Over in my other world, I just posted and mailed a lengthy missive offering up the store for sale. It's something I've been thinking of doing for a long time, and something that seemed imperative once I saw that second line on the EPT, but it was still hard to do. Before I was the owner of Mothersville, I was a devoted patron, and I spent many, many days of pregnancy and new motherhood sunk into the big comfy couch, talking to other moms and trying to figure out just what exactly I'd done to my life. I developed a brand new circle of friends among women brought together by their choices (and sometimes, lack of choices) in parenting. I found a compatible childbirth educator, invaluable doula and doctor recommendations, support with breastfeeding, and most importantly, a place to ask questions or just vent about the daily struggles of baby life. There were a lot of mornings when the support "group" was just Kristy and I, and her friendship and unwavering support got me through what I only now realize were some of the darkest days (and weeks, and months) of my adult life. (Which I've never properly thanked her for, but I'm sure she can read the effusive Nordic praise between the lines.)

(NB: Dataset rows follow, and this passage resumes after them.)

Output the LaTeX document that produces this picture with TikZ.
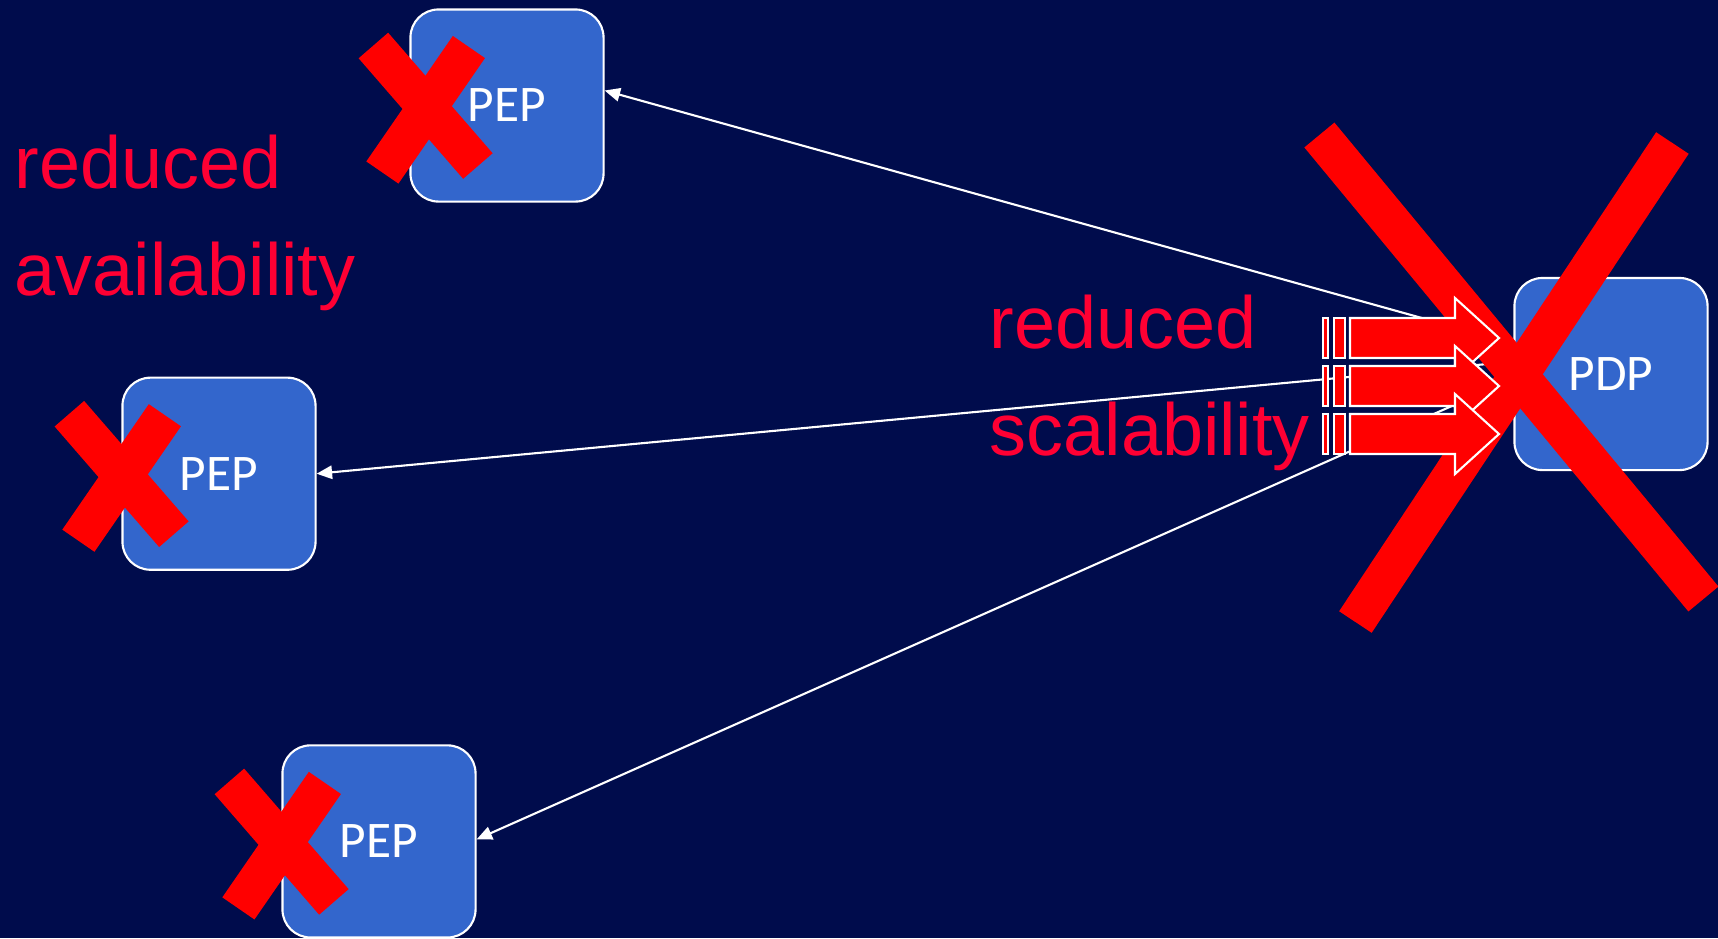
\documentclass[tikz,border=0pt]{standalone}
\usepackage{fontspec}
\setmainfont{Liberation Sans}
\newfontfamily\boxfont{Carlito}
\usetikzlibrary{arrows.meta}

\definecolor{slidebg}{RGB}{0,12,76}
\definecolor{boxblue}{RGB}{51,102,204}
\definecolor{warnred}{RGB}{255,0,51}

\begin{document}
\begin{tikzpicture}[x=0.01cm,y=-0.01cm,
   point/.style={draw=white,line width=0.6pt,fill=boxblue,rounded corners=0.28cm,
      minimum width=1.93cm,minimum height=1.92cm,text=white,
      font=\boxfont\fontsize{14.6}{18}\selectfont},
   msg/.style={draw=white,line width=0.6pt,-{Triangle[length=4.4pt,width=3.8pt,fill=white]}},
   stripe/.style={draw=white,line width=0.6pt,fill=red},
   xbar/.style={draw=red,line width=0.39cm},
   note/.style={text=warnred,font=\fontsize{21}{30.4}\selectfont,align=left,inner sep=0pt}]
   \path[use as bounding box,fill=slidebg] (0,0) rectangle (1718,938);
   % enforcement points
   \node[point] (pepa) at (507,105.5) {PEP};
   \node[point] (pepb) at (219,473.7) {PEP};
   \node[point] (pepc) at (379,841.4) {PEP};
   % decisions go out from behind the PDP box
   \coordinate (hub) at (1562,357);
    \path[msg]
    (hub) edge ([shift={(0,-15)}]pepa.east)
          edge (pepb.east)
          edge ([shift={(0,-2)}]pepc.east);
   \node[point] (pdp) at (1611,374) {PDP};
   % the PDP fails
   \draw[xbar] ([shift={(-194,-239)}]pdp.west) -- ([shift={(190,225)}]pdp.west);
   \draw[xbar] ([shift={(159,-231)}]pdp.west) -- ([shift={(-158,248)}]pdp.west);
   % striped arrows into the PDP
   \foreach \y in {338,386,434} {
      \draw[stripe] (1350,\y-20) -- (1455,\y-20) -- (1455,\y-40) -- (1499,\y)
         -- (1455,\y+40) -- (1455,\y+20) -- (1350,\y+20) -- cycle;
      \draw[stripe] (1322.7,\y-20) rectangle (1328.3,\y+20);
      \draw[stripe] (1333.7,\y-20) rectangle (1345,\y+20);
   }
   % the PEPs fail
   \foreach \p/\dx in {pepa/16,pepb/0,pepc/0} {
      \draw[xbar] ([shift={(\dx-52,-60)}]\p.west) -- ([shift={(\dx+52.5,60.5)}]\p.west);
      \draw[xbar] ([shift={(\dx+43.5,-58.5)}]\p.west) -- ([shift={(\dx-43,67)}]\p.west);
   }
   \node[note,anchor=base west] (avail) at (14,295) {reduced\\availability};
   \node[note,anchor=base west] (scal) at (989,455) {reduced\\scalability};
\end{tikzpicture}
\end{document}
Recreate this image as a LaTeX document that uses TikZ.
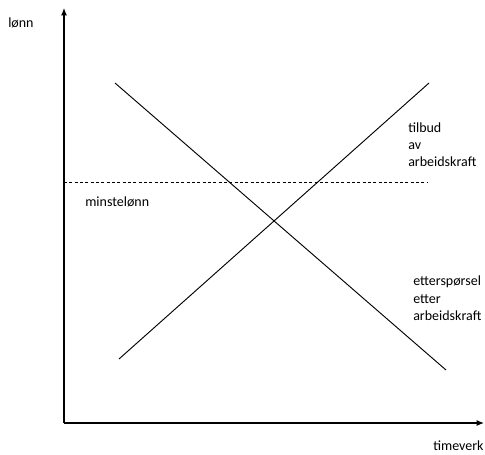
\documentclass[tikz,border=0pt]{standalone}
\usepackage{fontspec}
\setmainfont{Carlito}
\usetikzlibrary{arrows.meta}
\begin{document}
\begin{tikzpicture}[x=0.75pt,y=-0.75pt,
  lbl/.style={inner sep=0pt,align=left,font=\fontsize{10.5}{12.9}\selectfont,anchor=base west},
  axis/.style={line width=0.9pt,-{Latex[length=5.5pt,width=4.5pt]}},
  curve/.style={line width=0.7pt},
  floor/.style={line width=0.6pt,dash pattern=on 2.3pt off 1.7pt}]
\useasboundingbox (0,0) rectangle (485,454);
\coordinate (O) at (64,423);
\coordinate (Y) at (64,8);
\coordinate (X) at (484,423);
\coordinate (s1) at (119,359);
\coordinate (s2) at (429,83);
\coordinate (d1) at (115,83);
\coordinate (d2) at (446,370);
\coordinate (m1) at (64,182);
\coordinate (m2) at (427,182);
\draw[axis] (O) -- (Y);
\draw[axis] (O) -- (X);
\draw[curve] (s1) -- (s2);
\draw[curve] (d1) -- (d2);
\draw[floor] (m1) -- (m2);
\node[lbl] (lonn) at (8,27.5) {lønn};
\node[lbl] (time) at (433,450) {timeverk};
\node[lbl] (minst) at (85,206.5) {minstelønn};
\node[lbl,anchor=north west] (tilb) at (408,122.5) {tilbud\\av\\arbeidskraft};
\node[lbl,anchor=north west] (ette) at (413,276) {etterspørsel\\etter\\arbeidskraft};
\end{tikzpicture}
\end{document}
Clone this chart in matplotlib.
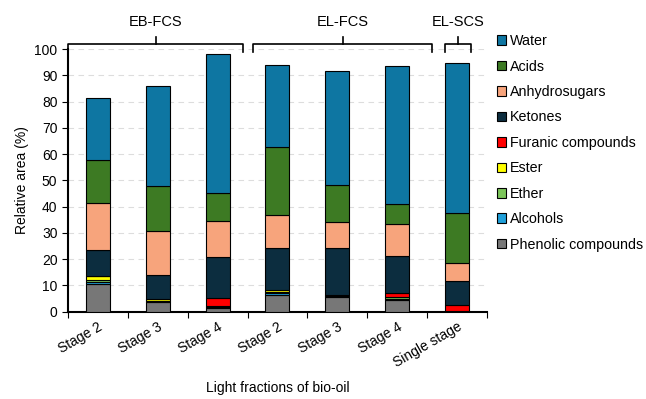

When Kristy decided to leave the store, I didn't see how it could go on without her. She wasn't just the owner, she was the Mother of Mothersville. But when another mama bravely jumped in and put herself on the line to keep the store open, I realized that the only thing worse than Kristy leaving would be for the store to go with her. So we partnered up, U and I, and the doors stayed open. The sign went on the front. The mamas kept coming, new groups of them popping up every few months like seasonal bulbs.
When U decided to leave our partnership last winter, I was again uncertain about the future of Mothersville, but I felt more determined than ever to keep providing this resource to the mamas of Memphis, or at least the 5% of them who needed us. I've learned a lot in the last two years, learning that has translated into better sales and lower losses, and I know that if I could hang around longer I'd learn even more. But I can't. I'm at a crossroads where I either need to make a huge plunge or gather up my marbles and go home. And I don't have any more marbles to spare. Thanks to my corporate lay-off four months into motherhood, our family income is 40% less than it was 1.5 kids ago. So it's time. I've put in what I can and now it's up to the next mama, or hopefully mamas, to take the reins. It's been an unconventional business model to this point, but it pretty accurately represents the constant hustling and shuffling most new moms have to do. Doing what works as long as you can, and then figuring out the next thing.